There are times when a foe is not dangerous at that time, is in a benign state. There’s a stretch of coastline south of Australia, for example, where any sharks have probably come back from their feeding grounds and as long as one keeps one’s distance, they’ll keep theirs.
So one conserves one’s energy and is watchful, doesn’t fritter it away shark chasing. However, if it were a rabid wolf in the forests of Russia, exterminate is the only immediate solution.
One chooses the approach to suit the situation. But Cameron seems to have no situational analysis in him. And when he does see what he must do, he has no bottle.
What brought all this on today were some comments at OoL, this by Bill Sticker:
The problem is not the function but the functionaries, who arbitrarily shift project goalposts for political reasons and generally haven’t a clue about project deliverables, i.e.what software can and can’t do. Not to mention their complete cowardice and lack of ruthlessness when it comes to making decisions.
If – *if* – we do take military action it must be more than a few mosques. It must be decimation: literal decimation. killing 10% of their population. No mercy, no excuses. Ignore the rules of war and simply slaughter them. Burn them out of their caves with napalm. Use weapons the like of which most people cannot conceive. The defeat must be so total, so savage, so utterly horrific that they never fight so much as grumble about toilet paper ever again – for centuries.

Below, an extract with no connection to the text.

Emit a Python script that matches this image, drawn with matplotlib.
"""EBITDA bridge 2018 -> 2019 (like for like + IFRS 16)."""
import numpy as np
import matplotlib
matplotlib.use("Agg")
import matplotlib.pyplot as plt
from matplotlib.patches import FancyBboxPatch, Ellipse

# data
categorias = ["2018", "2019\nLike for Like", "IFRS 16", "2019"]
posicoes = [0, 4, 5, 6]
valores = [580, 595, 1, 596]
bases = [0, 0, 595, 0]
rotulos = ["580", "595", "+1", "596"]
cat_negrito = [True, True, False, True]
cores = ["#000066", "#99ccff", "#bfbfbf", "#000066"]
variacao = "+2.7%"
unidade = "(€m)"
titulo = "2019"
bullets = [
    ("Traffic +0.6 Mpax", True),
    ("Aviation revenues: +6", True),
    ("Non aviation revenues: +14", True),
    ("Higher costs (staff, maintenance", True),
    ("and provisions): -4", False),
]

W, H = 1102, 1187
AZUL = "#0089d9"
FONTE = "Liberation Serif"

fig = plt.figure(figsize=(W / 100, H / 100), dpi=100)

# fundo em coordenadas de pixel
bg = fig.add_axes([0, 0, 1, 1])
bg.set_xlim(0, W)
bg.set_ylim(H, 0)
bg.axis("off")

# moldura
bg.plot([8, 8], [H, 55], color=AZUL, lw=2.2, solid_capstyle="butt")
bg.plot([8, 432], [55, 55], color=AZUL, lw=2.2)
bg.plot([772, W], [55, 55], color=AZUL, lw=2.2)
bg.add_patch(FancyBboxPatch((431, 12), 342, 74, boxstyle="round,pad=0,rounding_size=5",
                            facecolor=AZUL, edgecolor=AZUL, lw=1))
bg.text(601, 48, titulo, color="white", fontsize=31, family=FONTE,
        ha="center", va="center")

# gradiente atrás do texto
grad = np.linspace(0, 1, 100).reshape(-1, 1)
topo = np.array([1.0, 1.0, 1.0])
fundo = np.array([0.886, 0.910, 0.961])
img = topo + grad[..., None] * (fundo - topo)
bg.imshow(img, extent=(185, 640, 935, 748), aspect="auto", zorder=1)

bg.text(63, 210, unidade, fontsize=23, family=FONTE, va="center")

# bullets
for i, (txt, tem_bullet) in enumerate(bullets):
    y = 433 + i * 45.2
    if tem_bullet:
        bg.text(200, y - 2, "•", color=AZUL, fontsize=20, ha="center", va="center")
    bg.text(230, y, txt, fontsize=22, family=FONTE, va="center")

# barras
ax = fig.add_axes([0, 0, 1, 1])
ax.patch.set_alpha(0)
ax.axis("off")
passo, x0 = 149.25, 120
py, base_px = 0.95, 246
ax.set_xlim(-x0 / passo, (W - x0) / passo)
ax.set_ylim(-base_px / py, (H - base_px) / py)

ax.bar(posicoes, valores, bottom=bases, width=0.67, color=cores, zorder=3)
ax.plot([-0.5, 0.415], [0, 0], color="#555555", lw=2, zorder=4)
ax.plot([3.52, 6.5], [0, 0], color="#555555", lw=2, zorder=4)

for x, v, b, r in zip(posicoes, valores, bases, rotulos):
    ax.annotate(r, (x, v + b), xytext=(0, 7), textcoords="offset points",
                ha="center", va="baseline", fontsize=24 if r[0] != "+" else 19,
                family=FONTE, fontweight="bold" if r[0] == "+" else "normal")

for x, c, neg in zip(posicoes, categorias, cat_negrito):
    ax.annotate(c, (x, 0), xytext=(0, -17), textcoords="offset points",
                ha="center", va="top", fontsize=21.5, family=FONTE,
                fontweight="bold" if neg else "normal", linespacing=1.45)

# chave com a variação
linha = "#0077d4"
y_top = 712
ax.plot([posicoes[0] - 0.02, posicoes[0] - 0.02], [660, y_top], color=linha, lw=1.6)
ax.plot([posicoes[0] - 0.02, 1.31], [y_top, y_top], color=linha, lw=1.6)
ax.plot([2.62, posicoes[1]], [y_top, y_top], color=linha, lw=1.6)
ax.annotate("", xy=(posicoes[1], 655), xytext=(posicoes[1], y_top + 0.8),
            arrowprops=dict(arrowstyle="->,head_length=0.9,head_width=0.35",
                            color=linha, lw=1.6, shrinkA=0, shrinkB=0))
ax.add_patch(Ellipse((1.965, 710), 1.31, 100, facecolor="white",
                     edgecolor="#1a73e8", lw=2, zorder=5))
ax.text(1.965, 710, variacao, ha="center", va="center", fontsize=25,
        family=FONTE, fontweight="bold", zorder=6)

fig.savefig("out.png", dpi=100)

They won’t stop. They won’t negotiate. We can’t be nice to these people. They don’t want anything.
Two elements in there. First is consistency of message, second is the nature of the projected, the innate menace, getting the mix right. Menace is a technique for those who don’t naturally have it.
I learnt very early in teacher training how to go about it as I had a supervising teacher I was put with over two terms and I constantly wondered at his control – he never seemed to exert any and yet had it all right. Not only that but he was a cheerful chappy and the kids loved him.

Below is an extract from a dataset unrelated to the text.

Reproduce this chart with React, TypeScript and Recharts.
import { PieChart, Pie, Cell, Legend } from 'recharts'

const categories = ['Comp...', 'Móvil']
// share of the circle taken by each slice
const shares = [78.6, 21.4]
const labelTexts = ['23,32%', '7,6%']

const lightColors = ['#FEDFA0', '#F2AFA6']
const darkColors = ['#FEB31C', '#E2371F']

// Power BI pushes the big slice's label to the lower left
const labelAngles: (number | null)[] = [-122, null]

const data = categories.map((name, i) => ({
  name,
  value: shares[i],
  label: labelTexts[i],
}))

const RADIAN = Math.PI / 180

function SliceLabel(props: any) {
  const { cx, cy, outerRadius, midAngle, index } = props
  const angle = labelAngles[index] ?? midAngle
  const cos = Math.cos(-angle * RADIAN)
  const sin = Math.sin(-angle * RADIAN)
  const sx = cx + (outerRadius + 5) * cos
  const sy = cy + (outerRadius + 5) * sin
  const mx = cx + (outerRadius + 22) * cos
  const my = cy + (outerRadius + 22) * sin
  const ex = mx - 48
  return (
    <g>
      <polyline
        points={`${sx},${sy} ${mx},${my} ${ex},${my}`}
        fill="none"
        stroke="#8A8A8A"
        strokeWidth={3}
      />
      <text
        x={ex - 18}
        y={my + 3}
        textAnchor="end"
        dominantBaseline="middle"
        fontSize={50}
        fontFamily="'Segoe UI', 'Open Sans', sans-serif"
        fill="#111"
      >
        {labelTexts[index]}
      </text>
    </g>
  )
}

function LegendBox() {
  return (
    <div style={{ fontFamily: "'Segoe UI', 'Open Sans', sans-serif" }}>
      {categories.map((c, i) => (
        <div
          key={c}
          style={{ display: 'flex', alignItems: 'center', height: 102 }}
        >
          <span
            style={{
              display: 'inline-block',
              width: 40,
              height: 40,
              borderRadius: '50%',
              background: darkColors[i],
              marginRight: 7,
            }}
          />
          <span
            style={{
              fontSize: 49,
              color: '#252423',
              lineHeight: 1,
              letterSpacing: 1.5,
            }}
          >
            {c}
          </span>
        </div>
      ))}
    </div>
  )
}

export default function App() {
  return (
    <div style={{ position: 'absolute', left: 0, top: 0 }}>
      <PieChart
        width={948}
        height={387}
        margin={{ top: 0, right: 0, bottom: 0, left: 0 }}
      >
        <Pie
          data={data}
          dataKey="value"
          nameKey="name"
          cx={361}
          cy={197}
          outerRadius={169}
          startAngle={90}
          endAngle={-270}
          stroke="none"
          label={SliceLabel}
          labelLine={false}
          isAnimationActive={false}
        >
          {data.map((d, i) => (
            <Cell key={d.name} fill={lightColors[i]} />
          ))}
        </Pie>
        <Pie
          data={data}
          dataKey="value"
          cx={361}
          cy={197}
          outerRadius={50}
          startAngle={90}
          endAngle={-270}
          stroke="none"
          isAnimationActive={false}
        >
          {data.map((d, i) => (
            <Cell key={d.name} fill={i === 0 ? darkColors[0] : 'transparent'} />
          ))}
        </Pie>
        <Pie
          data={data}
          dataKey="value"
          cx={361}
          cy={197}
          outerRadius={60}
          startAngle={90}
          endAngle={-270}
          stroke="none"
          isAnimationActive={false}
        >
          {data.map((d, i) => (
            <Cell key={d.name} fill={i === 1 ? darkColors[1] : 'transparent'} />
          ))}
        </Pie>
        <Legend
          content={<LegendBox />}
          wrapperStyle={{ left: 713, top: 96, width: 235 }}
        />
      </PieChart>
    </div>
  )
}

I’d say now it was because he never flinched, never put up with any s***, plus he seemed to know what he was doing, plus the bit so many miss – those kids knew he cared for them and would do near anything for them – at least that was the impression he gave.
And he was consistent – no U-turns [remember Maggie]. But consistency is still nothing if one does not care and Maggie gave the impression to too many people that she didn’t care.
So all of those together are what Cameron should be doing in the world – being formidable, being consistent, being fair and compassionate, caring for his country, choosing sane positions, supported by most people.
To be anti-war, for example, is not a position of pacifism or weakness, it’s a position of keeping your powder dry. But you must have that powder in the first place, in order to keep it dry.
Why does it need spelling out? Every time Cameron shakes his little fist and mutters threats he’ll take in the future, threats no one takes a blind bit of notice of, we just cringe – he leaves us the more unprotected as people – witness the current invasion.
And then he chooses soft targets within the community to hit and show how brave he is- but everyone knows he hasn’t the spine to take on the bully.
I’ve no more spine than most men of the era I came from – every man I knew was like this – but I’ve a hell of a lot more than these Camerons today and know that without it, people walk over you.
It’s just common sense for a leader to have a set of positions people voted for, stand tall and defend them. We don’t have this with Cameron, Brown was a blustering bully, Blair was a criminal, Miliband had no spine, plus he was away with the fairies – Nigel’s the only one with most but not all the qualities leaders need and those he lacks are pretty major ones.
Just a smidgeon of humour perhaps? A sense that he can take things in his stride, with a humorous aside. And then to deliver. Always to be seen to deliver and never backtrack. That’s leadership.
Why have we no beloved leader who can get it right? Answer of course is in the preselection process – wrong type of person on shortlists. And that’s a systemic failure. Instead of hanging our heads, we need to find someone in the community, someone who has run a business or led people, gather round and promote that person.
Someone who understands the hidden govt and is not afraid to take it on.